Благодарность театру
После войны я пошел в театр не сразу. Я, помнится, боялся: это была моя прежняя жизнь, возвращение к ней должно было дать немедленное и полное счастье. А если – нет? Если я уже неспособен испытывать прежние чувства?
Я пошел на «Пигмалиона» в Малый театр. Это был тогда самый интересный спектакль, в нем были заняты крупные артисты, и играли они хорошо, и пьеса была необыкновенно остроумна, и зрительный зал был круглый, при входе в него кружилась голова. Но то, что я увидел, не имело ничего общего с тем театром, который я помнил, который все эти годы существовал в моем воспаленном воображении. То, что происходило в помещениях с рядами стульев, нескромно, неискусно притворялось театром. Лучше было оставаться от этого в стороне. Больше я в театр не ходил.
По существу, театр – это незабываемые впечатления, которые могут длиться минуту, но остаются в памяти навсегда. Только ими живет театр, только ради них мы смотрим средние, и интересные, и даже талантливые спектакли. Не сознавая того, мы ждем Незабываемого Впечатления, которое составит кусок нашей жизни.

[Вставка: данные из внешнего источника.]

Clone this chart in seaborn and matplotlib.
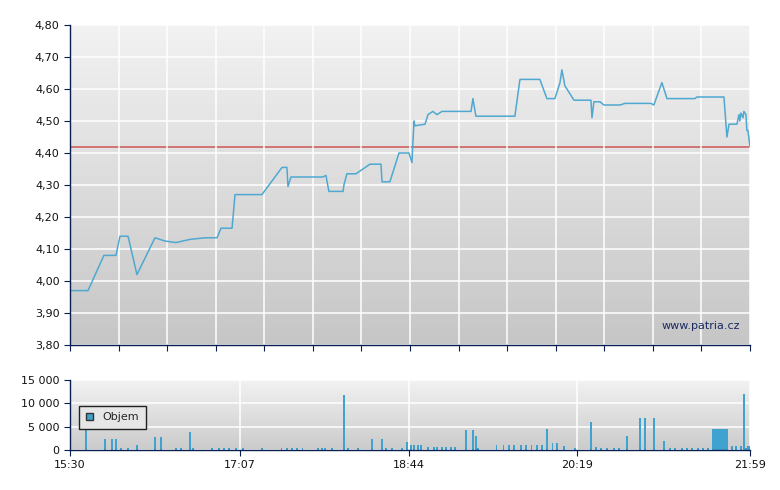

Потому что театр – это трубить во все трубы души…
В театральный институт я не вернулся. Но не потому, что разочаровался в театре, а потому, что потерял к тому времени здоровье и память. Быть посредственностью в театре я не хотел, стыдно, а на большее рассчитывать не мог.
Переписка с московской знакомой, которая провожала меня в армию, с перерывами длилась всю войну. Ее письма я оборачивал и перевязывал, их становилось все больше, уже было трудно носить в вещмешке. Пропали они позже, в гражданке. Родственники решили, что они старые, не нужны. Я их долго искал.
Она пришла ко мне в госпиталь и испугалась, какой я стал худой и тихий. Я тоже напугался, увидев ее: к тому времени она уже наголодалась и хлебнула всяческого горя.
За терпеливость ко мне в госпитале относились хорошо, поэтому нам разрешили пообедать вместе в комнате сестры-хозяйки, нянечка принесла туда два обеда. Девушка была так голодна, что стеснялась есть. Я вышел, чтобы она поела одна.